Aim:
Reproduce the material below line by line, beginning with its first line and ending with the line that contains "2.10, 1.87, 2.74, 1.86, 1.93, 1.39]"; leave out pictures.

········

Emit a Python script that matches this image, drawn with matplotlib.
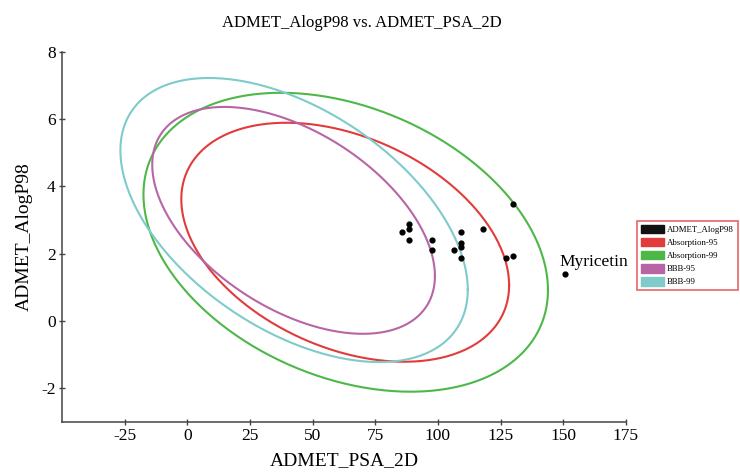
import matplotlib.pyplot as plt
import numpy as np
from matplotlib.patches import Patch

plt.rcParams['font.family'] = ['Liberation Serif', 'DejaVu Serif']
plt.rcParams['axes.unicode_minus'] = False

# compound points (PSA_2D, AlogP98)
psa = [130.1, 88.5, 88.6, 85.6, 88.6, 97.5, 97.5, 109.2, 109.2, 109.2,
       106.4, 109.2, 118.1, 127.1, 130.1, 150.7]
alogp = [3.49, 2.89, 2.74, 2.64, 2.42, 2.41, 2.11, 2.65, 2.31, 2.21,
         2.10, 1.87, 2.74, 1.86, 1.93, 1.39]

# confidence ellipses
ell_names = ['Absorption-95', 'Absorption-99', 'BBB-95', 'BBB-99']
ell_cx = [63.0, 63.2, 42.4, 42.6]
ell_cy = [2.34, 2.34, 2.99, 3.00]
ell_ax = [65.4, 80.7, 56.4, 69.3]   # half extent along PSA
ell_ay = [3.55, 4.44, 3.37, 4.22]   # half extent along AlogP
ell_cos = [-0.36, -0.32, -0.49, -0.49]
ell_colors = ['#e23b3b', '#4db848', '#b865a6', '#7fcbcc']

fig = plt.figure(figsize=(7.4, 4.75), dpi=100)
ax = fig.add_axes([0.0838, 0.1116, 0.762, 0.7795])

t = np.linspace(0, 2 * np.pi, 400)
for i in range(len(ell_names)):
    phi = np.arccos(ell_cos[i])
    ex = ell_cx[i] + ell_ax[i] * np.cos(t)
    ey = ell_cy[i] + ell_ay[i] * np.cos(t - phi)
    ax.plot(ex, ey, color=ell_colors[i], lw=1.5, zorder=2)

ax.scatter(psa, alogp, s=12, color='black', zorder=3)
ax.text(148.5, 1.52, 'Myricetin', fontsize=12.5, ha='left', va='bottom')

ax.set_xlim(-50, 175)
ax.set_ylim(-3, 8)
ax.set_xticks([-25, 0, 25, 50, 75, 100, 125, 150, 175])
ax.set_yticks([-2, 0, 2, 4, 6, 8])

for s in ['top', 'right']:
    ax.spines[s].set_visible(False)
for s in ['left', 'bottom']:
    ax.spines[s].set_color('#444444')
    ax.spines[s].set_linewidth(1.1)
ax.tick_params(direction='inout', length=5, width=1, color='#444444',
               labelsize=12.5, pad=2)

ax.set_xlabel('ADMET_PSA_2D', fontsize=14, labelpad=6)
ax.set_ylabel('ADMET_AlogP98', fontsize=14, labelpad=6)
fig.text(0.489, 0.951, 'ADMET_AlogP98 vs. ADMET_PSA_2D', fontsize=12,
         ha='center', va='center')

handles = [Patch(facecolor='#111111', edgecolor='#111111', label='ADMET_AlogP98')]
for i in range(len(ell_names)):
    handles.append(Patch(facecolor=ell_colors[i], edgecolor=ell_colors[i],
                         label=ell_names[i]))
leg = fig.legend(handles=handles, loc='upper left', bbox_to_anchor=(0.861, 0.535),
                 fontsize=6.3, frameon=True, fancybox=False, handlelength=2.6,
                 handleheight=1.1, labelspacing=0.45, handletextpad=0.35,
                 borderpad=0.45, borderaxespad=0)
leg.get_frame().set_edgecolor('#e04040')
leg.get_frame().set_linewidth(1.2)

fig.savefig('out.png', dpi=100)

········

Solution to this task:
Emit a Python script that matches this image, drawn with matplotlib.
import matplotlib.pyplot as plt
import numpy as np
from matplotlib.patches import Patch

plt.rcParams['font.family'] = ['Liberation Serif', 'DejaVu Serif']
plt.rcParams['axes.unicode_minus'] = False

# compound points (PSA_2D, AlogP98)
psa = [130.1, 88.5, 88.6, 85.6, 88.6, 97.5, 97.5, 109.2, 109.2, 109.2,
       106.4, 109.2, 118.1, 127.1, 130.1, 150.7]
alogp = [3.49, 2.89, 2.74, 2.64, 2.42, 2.41, 2.11, 2.65, 2.31, 2.21,
         2.10, 1.87, 2.74, 1.86, 1.93, 1.39]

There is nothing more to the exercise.